START Task input

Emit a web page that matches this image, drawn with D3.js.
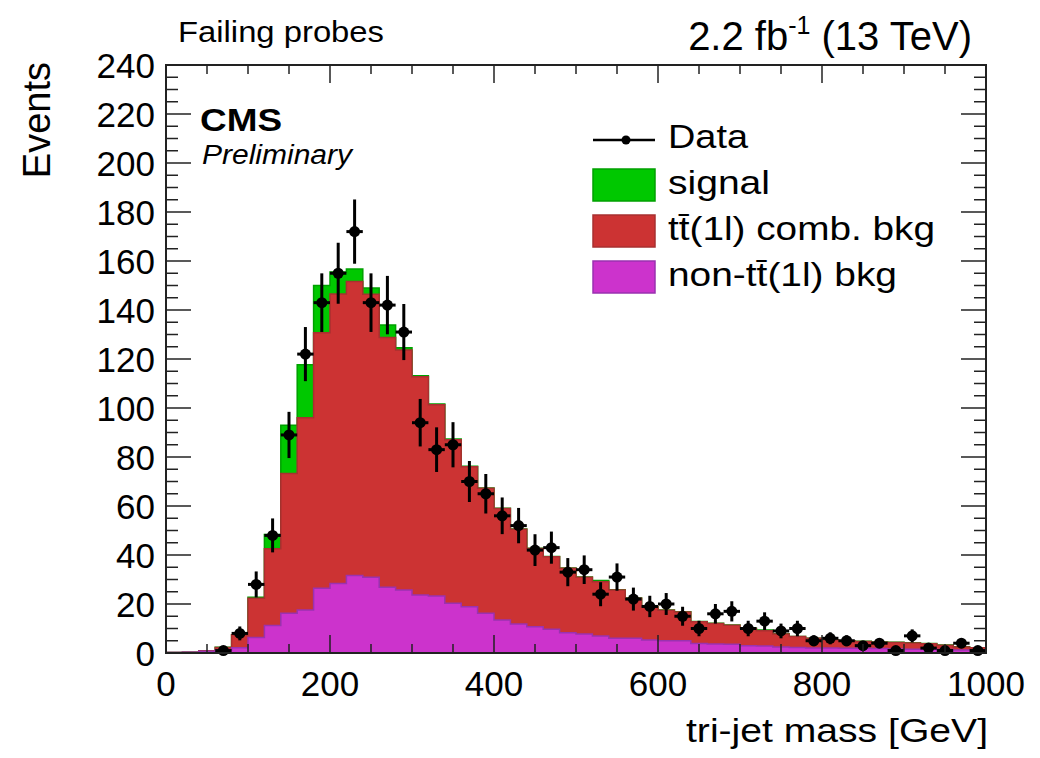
<!DOCTYPE html>
<html>
<head>
<meta charset="utf-8">
<script src="https://cdn.jsdelivr.net/npm/d3@7"></script>
<style>
  html, body { margin: 0; padding: 0; background: #fff; }
  svg { display: block; font-family: "Liberation Sans", Arial, Helvetica, sans-serif; }
</style>
</head>
<body>
<svg id="chart" width="1040" height="758"></svg>
<script>
// ---- data (20 GeV bins, 0-1000 GeV) ----
const binLow = [0,20,40,60,80,100,120,140,160,180,200,220,240,260,280,300,320,340,360,380,
  400,420,440,460,480,500,520,540,560,580,600,620,640,660,680,700,720,740,760,780,
  800,820,840,860,880,900,920,940,960,980];
const binWidth = 20;
const nonTTbkg = [0.2,0.3,0.7,1.2,2.1,6.3,11.2,16.2,17.6,26.4,28.4,31.6,30.9,26.8,25.7,23.7,23.3,20.3,18.9,16.2,
  13.5,11.8,10.7,9.7,8.3,7.8,6.9,6.0,6.0,5.3,5.0,5.0,3.9,3.7,3.6,3.0,2.9,2.5,2.2,2.0,
  2.0,1.9,1.9,1.8,1.6,1.5,1.5,1.4,1.2,1.2];
const ttCombBkg = [0,0,0.2,1.0,5.3,16.0,31.4,57.1,78.4,104.3,118.1,120.0,115.5,102.0,98.0,89.1,78.0,66.7,57.1,51.0,
  45.5,38.7,32.0,29.6,26.3,23.1,22.2,19.7,16.3,13.5,12.5,11.7,8.9,8.3,7.7,7.0,6.2,5.3,4.5,4.0,
  3.3,3.1,2.8,2.6,2.7,2.6,2.3,1.8,1.3,0.9];
const signal = [0,0,0,0.1,0.1,0.5,5.8,19.7,21.7,19.3,9.0,5.1,2.6,5.1,0.9,0.4,0.3,0.3,0.2,0.1,
  0.1,0.1,0.1,0.1,0.1,0.1,0.5,0.1,0.1,0.1,0.1,0.1,0.1,0.1,0.1,0.1,0.3,0.1,0.05,0.05,
  0.05,0.05,0.05,0.05,0.05,0.05,0.05,0.05,0.05,0.05];
const dataCounts = [0,0,0,1,8,28,48,89,122,143,155,172,143,142,131,94,83,85,70,65,
  56,52,42,43,33,34,24,31,22,19,20,15,10,16,17,10,13,9,10,5,
  6,5,3,4,1,7,2,1,4,1];
const xTicks = [0,200,400,600,800,1000];
const xMinorTicks = [50,100,150,250,300,350,450,500,550,650,700,750,850,900,950];
const yTicks = [0,20,40,60,80,100,120,140,160,180,200,220,240];
const yMinorStep = 5;

const colSignal = "#00c800", colTT = "#cc3333", colNon = "#cc33cc";
const lineSignal = "#00a000", lineTT = "#a83030", lineNon = "#9a32b0";

// ---- layout ----
const svg = d3.select("#chart");
const X0 = 166, X1 = 986, Y0 = 653, Y1 = 65;
const x = d3.scaleLinear().domain([0, 1000]).range([X0, X1]);
const y = d3.scaleLinear().domain([0, 240]).range([Y0, Y1]);

// stacked tops
const layerNon = nonTTbkg.slice();
const layerTT = nonTTbkg.map((v, i) => v + ttCombBkg[i]);
const layerSig = layerTT.map((v, i) => v + signal[i]);

function stepPoints(vals) {
  const pts = [];
  binLow.forEach((lo, i) => {
    pts.push({ x: lo, y: vals[i] });
    pts.push({ x: lo + binWidth, y: vals[i] });
  });
  return pts;
}
const area = d3.area().x(d => x(d.x)).y0(y(0)).y1(d => y(d.y));
const line = d3.line().x(d => x(d.x)).y(d => y(d.y));

const g = svg.append("g");
[[layerSig, colSignal, lineSignal], [layerTT, colTT, lineTT], [layerNon, colNon, lineNon]].forEach(([vals, fill, stroke]) => {
  const pts = stepPoints(vals);
  g.append("path").attr("d", area(pts)).attr("fill", fill);
  g.append("path").attr("d", line(pts)).attr("fill", "none").attr("stroke", stroke).attr("stroke-width", 1.5);
});

// ---- data points ----
const dg = svg.append("g");
binLow.forEach((lo, i) => {
  const n = dataCounts[i];
  if (n <= 0) return;
  const cx = x(lo + binWidth / 2), cy = y(n);
  const err = Math.sqrt(n);
  dg.append("line").attr("x1", cx).attr("x2", cx).attr("y1", y(n - err)).attr("y2", y(n + err))
    .attr("stroke", "#000").attr("stroke-width", 3);
  dg.append("line").attr("x1", x(lo)).attr("x2", x(lo + binWidth)).attr("y1", cy).attr("y2", cy)
    .attr("stroke", "#000").attr("stroke-width", 3);
  dg.append("path").attr("transform", `translate(${cx},${cy})`)
    .attr("d", d3.symbol(d3.symbolCircle, 95)()).attr("fill", "#000");
});

// ---- frame & ticks ----
const ax = svg.append("g").attr("stroke", "#222").attr("stroke-width", 1.5);
ax.append("rect").attr("x", X0).attr("y", Y1).attr("width", X1 - X0).attr("height", Y0 - Y1)
  .attr("fill", "none").attr("stroke-width", 2);
xTicks.forEach(t => {
  ax.append("line").attr("x1", x(t)).attr("x2", x(t)).attr("y1", Y0).attr("y2", Y0 - 18);
  ax.append("line").attr("x1", x(t)).attr("x2", x(t)).attr("y1", Y1).attr("y2", Y1 + 18);
});
xMinorTicks.forEach(t => {
  ax.append("line").attr("x1", x(t)).attr("x2", x(t)).attr("y1", Y0).attr("y2", Y0 - 9);
  ax.append("line").attr("x1", x(t)).attr("x2", x(t)).attr("y1", Y1).attr("y2", Y1 + 9);
});
for (let v = 0; v <= 240; v += yMinorStep) {
  const major = yTicks.includes(v);
  const len = major ? 25 : 12;
  ax.append("line").attr("x1", X0).attr("x2", X0 + len).attr("y1", y(v)).attr("y2", y(v));
  ax.append("line").attr("x1", X1).attr("x2", X1 - len).attr("y1", y(v)).attr("y2", y(v));
}

// tick labels
const tl = svg.append("g").attr("font-size", 35).attr("fill", "#000");
xTicks.forEach(t => {
  tl.append("text").attr("x", x(t)).attr("y", 696).attr("text-anchor", "middle").text(t);
});
yTicks.forEach(t => {
  tl.append("text").attr("x", 155).attr("y", y(t) + 12.5).attr("text-anchor", "end").text(t);
});

// axis titles
svg.append("text").attr("x", 988).attr("y", 742).attr("text-anchor", "end")
  .attr("font-size", 34).attr("textLength", 302).attr("lengthAdjust", "spacingAndGlyphs")
  .text("tri-jet mass [GeV]");
svg.append("text").attr("transform", "translate(50,62) rotate(-90)").attr("text-anchor", "end")
  .attr("font-size", 38).text("Events");

// top labels
svg.append("text").attr("x", 178).attr("y", 42).attr("font-size", 30)
  .attr("textLength", 206).attr("lengthAdjust", "spacingAndGlyphs").text("Failing probes");
const lumi = svg.append("text").attr("x", 972).attr("y", 50).attr("text-anchor", "end").attr("font-size", 40);
lumi.append("tspan").text("2.2 fb");
lumi.append("tspan").attr("font-size", 25).attr("dy", -16).text("-1");
lumi.append("tspan").attr("dy", 16).text(" (13 TeV)");

svg.append("text").attr("x", 200).attr("y", 131).attr("font-size", 32).attr("font-weight", "bold")
  .attr("textLength", 82).attr("lengthAdjust", "spacingAndGlyphs").text("CMS");
svg.append("text").attr("x", 202).attr("y", 164).attr("font-size", 27).attr("font-style", "italic")
  .attr("textLength", 150).attr("lengthAdjust", "spacingAndGlyphs").text("Preliminary");

// ---- legend ----
const leg = svg.append("g");
leg.append("line").attr("x1", 593).attr("x2", 655).attr("y1", 140).attr("y2", 140)
  .attr("stroke", "#000").attr("stroke-width", 2.5);
leg.append("circle").attr("cx", 626).attr("cy", 140).attr("r", 4.5).attr("fill", "#000");
const legItems = [
  { label: "Data", y: 148, w: 80 },
  { label: "signal", y: 194, w: 102, fill: colSignal, stroke: lineSignal, by: 169 },
  { label: "t\u0074\u0304(1l) comb. bkg", y: 240, w: 267, fill: colTT, stroke: lineTT, by: 215 },
  { label: "non-t\u0074\u0304(1l) bkg", y: 286, w: 229, fill: colNon, stroke: lineNon, by: 261 }
];
legItems.forEach(it => {
  if (it.fill) {
    leg.append("rect").attr("x", 593).attr("y", it.by).attr("width", 62).attr("height", 32)
      .attr("fill", it.fill).attr("stroke", it.stroke).attr("stroke-width", 1.5);
  }
  leg.append("text").attr("x", 668).attr("y", it.y).attr("font-size", 34)
    .attr("textLength", it.w).attr("lengthAdjust", "spacingAndGlyphs").text(it.label);
});
</script>
</body>
</html>
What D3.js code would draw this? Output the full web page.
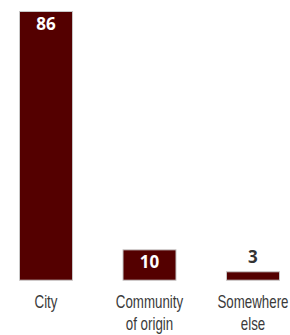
<!DOCTYPE html>
<html><head><meta charset="utf-8">
<script src="https://cdn.jsdelivr.net/npm/d3@7"></script>
<style>body{margin:0;background:#fff}svg{display:block}</style>
</head><body>
<svg id="c" width="290" height="335"></svg>
<script>
const categories = [["City"], ["Community", "of origin"], ["Somewhere", "else"]];
const keys = ["City", "Community of origin", "Somewhere else"];
const values = [86, 10, 3];

const svg = d3.select("#c");
const x = d3.scaleBand().domain(keys).range([19, 280]).paddingInner(0.478).paddingOuter(0);
const y = d3.scaleLinear().domain([0, 86]).range([280.7, 11]);

svg.selectAll("rect.bar").data(values).enter().append("rect")
  .attr("class", "bar")
  .attr("x", (d, i) => x(keys[i]) + 0.5)
  .attr("y", d => y(d) + 0.5)
  .attr("width", x.bandwidth() - 1)
  .attr("height", d => y(0) - y(d) - 1)
  .attr("fill", "#540000")
  .attr("stroke", "#c8c8c8")
  .attr("stroke-width", 1);

svg.selectAll("text.val").data(values).enter().append("text")
  .attr("class", "val")
  .attr("x", (d, i) => x(keys[i]) + x.bandwidth() / 2)
  .attr("y", d => (y(0) - y(d) > 25) ? y(d) + 18.5 : y(d) - 8)
  .attr("text-anchor", "middle")
  .attr("font-family", "'Open Sans', sans-serif")
  .attr("font-weight", 700)
  .attr("font-size", 17)
  .attr("fill", d => (y(0) - y(d) > 25) ? "#fff" : "#333")
  .text(d => d);

const g = svg.selectAll("g.cat").data(categories).enter().append("g")
  .attr("class", "cat")
  .attr("transform", (d, i) => `translate(${x(keys[i]) + x.bandwidth() / 2},308) scale(0.74,1)`);
const t = g.append("text")
  .attr("text-anchor", "middle")
  .attr("font-family", "'Liberation Sans', Arial, sans-serif")
  .attr("font-size", 18)
  .attr("fill", "#3a3a3a");
t.selectAll("tspan").data(d => d).enter().append("tspan")
  .attr("x", 0)
  .attr("dy", (d, i) => i === 0 ? 0 : 22)
  .text(d => d);
</script>
</body></html>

END Task input

What is being asked> Pull out each line holding the string "this".

Exercise solution>
Emit a web page that matches this image, drawn with D3.js.
What D3.js code would draw this? Output the full web page.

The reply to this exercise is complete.